Some digital banks provide Spanish IBANs. Others provide IBANs from another EU country. The difference matters. If the account will be used for rent, utilities, salary or taxes, check the IBAN before assuming the app will work for Spanish life.
Rent and utilities are the first real test
Card payments rarely reveal a banking problem. Rent and utilities do.
Landlords and agencies often ask for bank details for rent payments or direct debits. Some accept foreign EU IBANs. Others prefer a Spanish IBAN because it fits their accounting, forms or comfort level. In a competitive rental market, practical ease can matter. If two tenants are similar but one has local banking details and the other requires adaptation, the second person may face extra friction.
This does not mean a foreign IBAN is legally worthless. It means that during a fast housing process, practical acceptance matters. If you are looking for a home and expect to sign quickly, banking should be prepared alongside the search.
Utilities create similar tension. Electricity, water, gas, internet, insurance and phone providers often use direct debit. Some accept foreign SEPA IBANs easily. Others have online forms that reject them or support teams that make the process slower. “Technically possible” is not the same as “easy today.”
Salary, taxes and administration reward local compatibility
Spanish employers can often pay salary into a SEPA account, but many payroll processes are built around Spanish bank details. If you are starting a job in Spain, ask what the employer requires before the first payroll cycle. A delayed salary payment because the account was not accepted is an avoidable welcome problem.
Spanish tax and public administration procedures can also involve bank accounts for payments, refunds or direct debits. A Spanish account may make this easier, although requirements vary depending on the procedure. For non-residents with property, self-employed people, residents filing returns and people interacting regularly with Hacienda or local authorities, banking becomes part of the administrative infrastructure.
This is not about choosing the fanciest bank. It is about choosing a banking setup that does not interrupt official processes. If you need an account that supports rent, taxes, salary and insurance, choose for compatibility rather than novelty.
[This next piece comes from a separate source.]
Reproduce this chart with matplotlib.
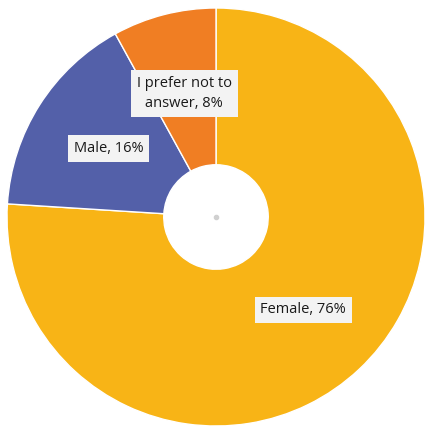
import matplotlib
matplotlib.use('Agg')
import matplotlib.pyplot as plt

labels = ['Female', 'Male', 'I prefer not to\nanswer']
values = [76, 16, 8]
colors = ['#F8B416', '#5360A9', '#F07E23']

plt.rcParams['font.family'] = ['Open Sans', 'DejaVu Sans']

fig = plt.figure(figsize=(4.25, 4.29), dpi=100)
ax = fig.add_axes([0, 0, 1, 1])

texts = [f'{l}, {v}%' for l, v in zip(labels, values)]
wedges, lbls = ax.pie(values, labels=texts, colors=colors, startangle=90,
                      counterclock=False, labeldistance=0.61,
                      wedgeprops=dict(width=0.75, edgecolor='white', linewidth=1))
for t in lbls:
    t.set_ha('center')
    t.set_va('center')
    t.set_fontsize(10.5)
    t.set_color('#1a1a1a')
    t.set_multialignment('center')
    t.set_linespacing(1.4)
    t.set_bbox(dict(boxstyle='square,pad=0.4', facecolor='#F3F3F3', edgecolor='none'))

ax.plot(0, 0, 'o', ms=3, color='#d0d0d0')

r = 209.0
ax.set_xlim(-216 / r, (425 - 216) / r)
ax.set_ylim(-(429 - 217) / r, 217 / r)
ax.set_aspect('auto')
ax.axis('off')

fig.savefig('out.png', dpi=100)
IBAN discrimination is real, but relocation is not a courtroom
Within SEPA, companies should generally not reject an IBAN simply because it comes from another SEPA country. This is often called IBAN discrimination. In some cases, you may be right to challenge it.
But during a relocation, being right is not always the same as being settled. If your electricity connection, rental payment, salary or insurance is urgent, the practical answer may be to arrange a Spanish IBAN rather than fight every system at once.
That is not a surrender of rights. It is sequencing. You can know the rule and still decide that your first three months in Spain should be about stability, not administrative arguments.
A Spanish IBAN is especially useful if you are signing a long-term rental contract, setting up utilities, starting employment in Spain, buying property, arranging a mortgage, paying Spanish taxes, taking out local insurance or registering for services that use Spanish direct debits. If you are only visiting occasionally and paying by card, it may be less urgent.
The useful question is not legal, but practical
Do not start by asking, “Do I legally need a Spanish IBAN?” Start by asking, “Which payments and procedures must work smoothly in my first three months in Spain?”
If the answer includes rent, utilities, salary, taxes, insurance or a property purchase, a Spanish IBAN is often worth arranging early. If your needs are lighter, you may be able to start with an existing account and upgrade later.
Banking also connects to housing and documents. The bank may want an address, the landlord may want a bank account, and the town hall may want proof of address for padrón.
A bank account is not the goal. A smooth move is the goal. The IBAN matters when it removes friction from the Spanish life you are trying to build.